Batch Process Drawings¶

Imagine a scenario when you are processing hundreds of engineering drawings from an old archive. You would like to process them all at once, Werk24 allows you to process multiple files at the same time. All you need to do is follow the steps in this tutorial.

What will I learn?¶

Collectively processing multiple technical drawings.
Avoiding loss of data due to same file names. For example: file_name.pdf and file_name.png could be two differrent file. This tutorial will allow you to process multiple files with same name.

Step 1: Import all the requirements¶

Let's get imports out of the way at the very beginning.

import asyncio 
import glob 
import json 
import os 
from functools import partial 
from pathlib import Path 

from werk24 import Hook, W24AskTitleBlock 
from werk24.models.techread import W24TechreadMessage 
from werk24.utils import w24_read_async

Step 2: Define folder paths¶

There are many ways of defining the input and output paths. For pure simplicity, we choose to define these paths as constants. Please update these paths in accordance with your own setup.

INPUT_FOLDER = Path("/abs/path/to/input/") 
OUTOUT_FOLDER = Path("/abs/path/to/output")

Step 3: Obtain and process all files in the input folder¶

Our first functional code snippet takes a path as input, locates all files in the given folder and processes them.

async def _process_folder(path: Path) -> None: 
    """ Process all files in the provided path

    Args: 
        path (str): Absolute or relative path of the folder 
            to process 
    """ 
    files = [
        f 
        for f in glob.glob(path/"*")
        if os.path.isfile(f)
    ]

    for filename in files: 
        await _process_file(filename)

Step 4: Process individual file¶

Next, we need to define what "process this file" should mean. This function loads the drawing bytes from the absolute path, defines what information shall be extracted, what function shall be called when the information is available and start the process.

async def _process_file(path: str) -> None: 
    """ Process the file located at `path`
    Args: 
        path (str): Path of the file 
    """ 
    with open(path, 'rb') as fid: 
        drawing_bytes = fid.read() 

    hooks = [ 
        Hook( 
            ask=W24AskTitleBlock(), 
            function=partial(_store_response, input_path=path) 
        ) 
    ] 
    await w24_read_async(drawing_bytes, hooks)

Step 5: Store the response in a file¶

The last step calls a function _store_response whenever the API returns information. This _store_response function stores can be a synchronous or an asynchronous function. The Werk24 framework will call this function accordingly. As this function is IO-heavy, we are opting for an asynchronous function.

async def _store_response( 
    message: W24TechreadMessage, 
    input_path: str 
) -> None: 
    """ Store the API response in a file

    Args: 
        message (W24TechreadMessage): Message was we received 
            if from Werk24 

        filename (str): Filename of the original file that 
            was processed.

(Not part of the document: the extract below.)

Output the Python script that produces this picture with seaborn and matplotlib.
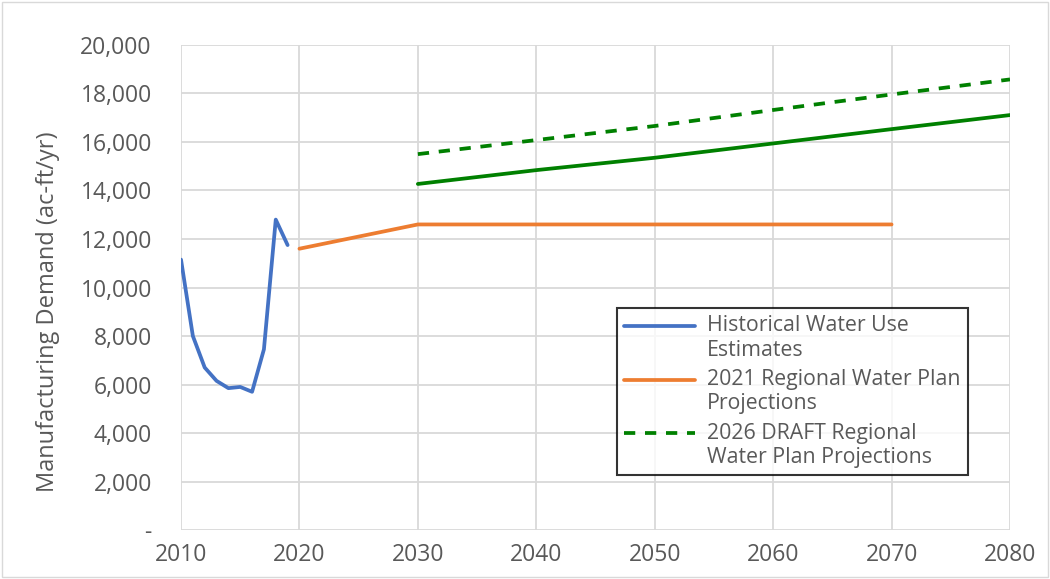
import pandas as pd
import matplotlib.pyplot as plt
import seaborn as sns
from matplotlib.ticker import FuncFormatter

# Historical water use estimates
hist_years = [2010, 2011, 2012, 2013, 2014, 2015, 2016, 2017, 2018, 2019]
hist_vals = [11150, 8000, 6700, 6150, 5850, 5900, 5700, 7450, 12800, 11750]

# 2021 regional water plan projections
rwp21_years = [2020, 2030, 2040, 2050, 2060, 2070]
rwp21_vals = [11600, 12600, 12600, 12600, 12600, 12600]

# 2026 draft regional water plan projections (two scenarios)
draft_years = [2030, 2040, 2050, 2060, 2070, 2080]
draft_low = [14270, 14840, 15350, 15940, 16530, 17110]
draft_high = [15500, 16080, 16660, 17320, 17960, 18580]

labels = ["Historical Water Use\nEstimates",
          "2021 Regional Water Plan\nProjections",
          "2026 DRAFT Regional\nWater Plan Projections"]

sns.set_style("white")
plt.rcParams["font.family"] = ["Open Sans", "DejaVu Sans"]
grey = "#595959"

fig = plt.figure(figsize=(10.5, 5.79), dpi=100)
ax = fig.add_axes([0.1724, 0.0846, 0.7895, 0.8377])

hist = pd.DataFrame({"year": hist_years, "val": hist_vals})
rwp21 = pd.DataFrame({"year": rwp21_years, "val": rwp21_vals})
low = pd.DataFrame({"year": draft_years, "val": draft_low})
high = pd.DataFrame({"year": draft_years, "val": draft_high})

lw = 2.7
sns.lineplot(data=hist, x="year", y="val", ax=ax, color="#4472c4", lw=lw,
             label=labels[0])
sns.lineplot(data=rwp21, x="year", y="val", ax=ax, color="#ed7d31", lw=lw,
             label=labels[1])
sns.lineplot(data=high, x="year", y="val", ax=ax, color="#008000", lw=lw,
             linestyle=(0, (3, 2.6)), label=labels[2])
sns.lineplot(data=low, x="year", y="val", ax=ax, color="#008000", lw=lw)

ax.set_xlim(2010, 2080)
ax.set_ylim(0, 20000)
ax.set_xticks(range(2010, 2081, 10))
ax.set_yticks(range(0, 20001, 2000))
ax.yaxis.set_major_formatter(FuncFormatter(lambda v, p: "-" if v == 0 else f"{v:,.0f}"))
ax.grid(True, color="#d9d9d9", lw=1.3)
for s in ax.spines.values():
    s.set_visible(False)
ax.tick_params(axis="both", length=0, labelsize=16.5, colors=grey)
ax.tick_params(axis="y", pad=21)
ax.tick_params(axis="x", pad=9)
ax.set_xlabel("")
ax.set_ylabel("Manufacturing Demand (ac-ft/yr)", fontsize=17, color=grey)
ax.yaxis.set_label_coords(-0.146, 0.449)

leg = ax.legend(loc="upper left", bbox_to_anchor=(0.526, 0.458), fontsize=15.3,
                frameon=True, fancybox=False, handlelength=3.3, handletextpad=0.6,
                labelspacing=0.4, borderpad=0.35, borderaxespad=0)
leg.get_frame().set_edgecolor("black")
leg.get_frame().set_linewidth(1.5)
for t in leg.get_texts():
    t.set_color(grey)
# line up each legend key with the first line of its label, as in the original
for ln in leg.get_lines():
    ln.set_ydata([y + 9 for y in ln.get_ydata()])

fig.patches.append(plt.Rectangle((0.002, 0.003), 0.996, 0.994, transform=fig.transFigure,
                                 fill=False, edgecolor="#d9d9d9", lw=1))

fig.savefig("out.png", dpi=100)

This will automatically be converted 
            to an output filename 
    """ 
    output_filename = _make_output_path(input_path) 
    with open(output_filename, "w+") as file: 
        print(json.dumps(message.payload_dict, file, indent=6))

Step 6: Convert the input filename into output path¶

The last step converted the input_path into an output_filename. We still need to define this function. To ensure that previously written information is not overwritten, this function will check whether the file name exists already and find a path that is new.

def _make_output_path( 
    input_path: Path, 
    max_duplicates: int = 100 
) -> Path: 
    """  Convert an input path into an output path

    Args: 
        input_filename (Path): filename of the original 
            file 

    Returns: 
        Path: output path 

    Raises:
        RuntimeError: raised when we could not generate an
            output path
    """ 
    basepath = os.path.basename(input_path) 
    parts = os.path.splitext(basepath) 

    # return the simple path if it does not exist yet 
    path = OUTOUT_FOLDER / f"{parts[0]}.json" 
    if not os.path.exists(path): 
        return path 

    # otherwise try several times to find a path that 
    # does not exist yet 
    for i in range(max_duplicates): 
        path = OUTOUT_FOLDER / f"{parts[0]}({i+1}).json" 
        if not os.path.exists(path): 
            return path 

    raise RuntimeError( 
        f"Could not generate a new output filename for `{input_path}`")

Step 7: Call the main function¶

Done - the last thing that remains is calling the function.

if __name__ == "__main__": 
    asyncio.run(_process_folder(INPUT_FOLDER))